When I quantify the Phi3-min-128k model, I use two commands 一、Command 1: python3 ../TensorRT-LLM/examples/quantization/quantize.py --model_dir ./Phi-3-mini-128k-instruct/ --output_dir ./phi_out/ --dtype float16 --qformat fp8 --kv_cache_dtype fp8 ** Terminal output:Special tokens have been added in the vocabulary, make sure the associated word embeddings are fine-tuned or trained. /usr/local/lib/python3.10/dist-packages/datasets/table.py:1421: FutureWarning: promote has been superseded by promote_options='default'. table = cls._concat_blocks(blocks, axis=0) Inserted 387 quantizers /usr/local/lib/python3.10/dist-packages/modelopt/torch/quantization/model_quant.py:131: DeprecationWarning: forward_loop should take model as argument, but got forward_loop without any arguments. This usage will be deprecated in future versions. return calibrate(model, config["algorithm"], forward_loop=forward_loop) [10/10/2024-10:11:33] You are not running the flash-attention implementation, expect numerical differences. current rank: 0, tp rank: 0, pp rank: 0 /usr/lib/python3.10/tempfile.py:1008: ResourceWarning: Implicitly cleaning up <TemporaryDirectory '/tmp/tmp481ehvj0'> _warnings.warn(warn_message, ResourceWarning)

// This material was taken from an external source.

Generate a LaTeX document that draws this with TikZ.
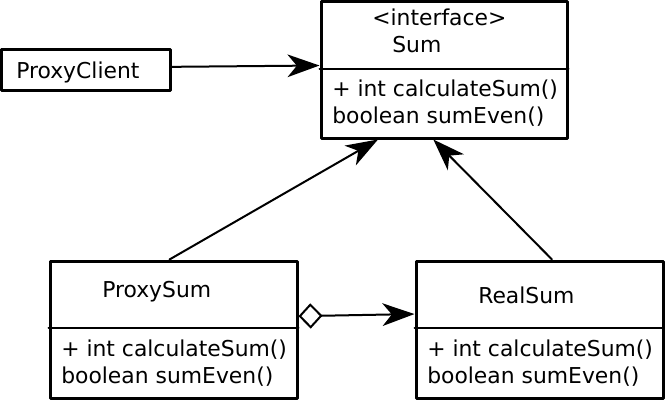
\documentclass[tikz,border=0pt]{standalone}
\usepackage{fontspec}
\setmainfont{DejaVu Sans}
\usetikzlibrary{arrows.meta,positioning,fit}

\begin{document}
\begin{tikzpicture}[x=0.75pt,y=-0.75pt,line cap=round,line join=round,
    box/.style={draw,line width=2.25pt,inner sep=0pt},
    txt/.style={anchor=base west,inner sep=0pt,font=\fontsize{16.4}{20}\selectfont},
    sep/.style={line width=1.5pt},
    link/.style={line width=1.5pt,-{Stealth[length=24pt,width=17pt,inset=7pt]}},
    agg/.style={line width=1.5pt,{Diamond[open,length=18pt,width=19pt]}-{Stealth[length=24pt,width=17pt,inset=7pt]}}]
  % white background
  \fill[white] (0,0) rectangle (665,401);
  \useasboundingbox (0,0) rectangle (665,401);

  % boxes
  \node[box,fit={(1,49) (170,90)}] (pc) {};
  \node[box,fit={(321,1) (567,138)}] (sum) {};
  \node[box,fit={(50,261) (297,398)}] (ps) {};
  \node[box,fit={(416,261) (663,398)}] (rs) {};

  % compartments
  \draw[sep] (sum.west |- 0,69) -- (sum.east |- 0,69);
  \draw[sep] (ps.west |- 0,328) -- (ps.east |- 0,328);
  \draw[sep] (rs.west |- 0,328) -- (rs.east |- 0,328);

  % labels
  \node[txt] (pcname) at (16,78) {ProxyClient};
  \node[txt] (sumstereo) at (372,25) {<interface>};
  \node[txt] (sumname) at (392,52) {Sum};
  \node[txt] (summ1) at (332,96) {+ int calculateSum()};
  \node[txt] (summ2) at (332,123) {boolean sumEven()};
  \node[txt] (psname) at (102,297) {ProxySum};
  \node[txt] (psm1) at (61,356) {+ int calculateSum()};
  \node[txt] (psm2) at (61,383) {boolean sumEven()};
  \node[txt] (rsname) at (478,303) {RealSum};
  \node[txt] (rsm1) at (427,356) {+ int calculateSum()};
  \node[txt] (rsm2) at (427,383) {boolean sumEven()};

  % connectors
  \draw[link] ([yshift=2pt]pc.east) -- ([yshift=3pt]sum.west);
  \draw[link] ([xshift=-3pt]ps.north) -- ([xshift=-49.5pt]sum.south);
  \draw[link] ([xshift=9.4pt]rs.north) -- ([xshift=-8pt]sum.south);
  \draw[agg] ([yshift=10pt]ps.east) -- ([yshift=11.6pt]rs.west);
\end{tikzpicture}
\end{document}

二、Command 2: trtllm-build --checkpoint_dir ./phi_out/ --output_dir ./phi_engine/ --gemm_plugin auto --max_batch_size 8 --max_input_len 1024 --max_seq_len 2048

** Terminal output: File "/usr/local/lib/python3.10/dist-packages/tensorrt_llm/functional.py", line 1223, in slice input_ndim = input.ndim() AttributeError: 'NoneType' object has no attribute 'ndim'

how to solve this error ?

nv-guomingz commented 2 weeks ago

Thanks @scuizhibin for reporting such issue. I can reproduce it on my local side.

Here is a quick war for fixing this issue, please update your ./phi_out/config.json by replacing position_embedding_type field value from rope_gpt_neox to long_rope.

Image

Superjomn commented 1 week ago

Close since no recent update, please feel free to reopen it later.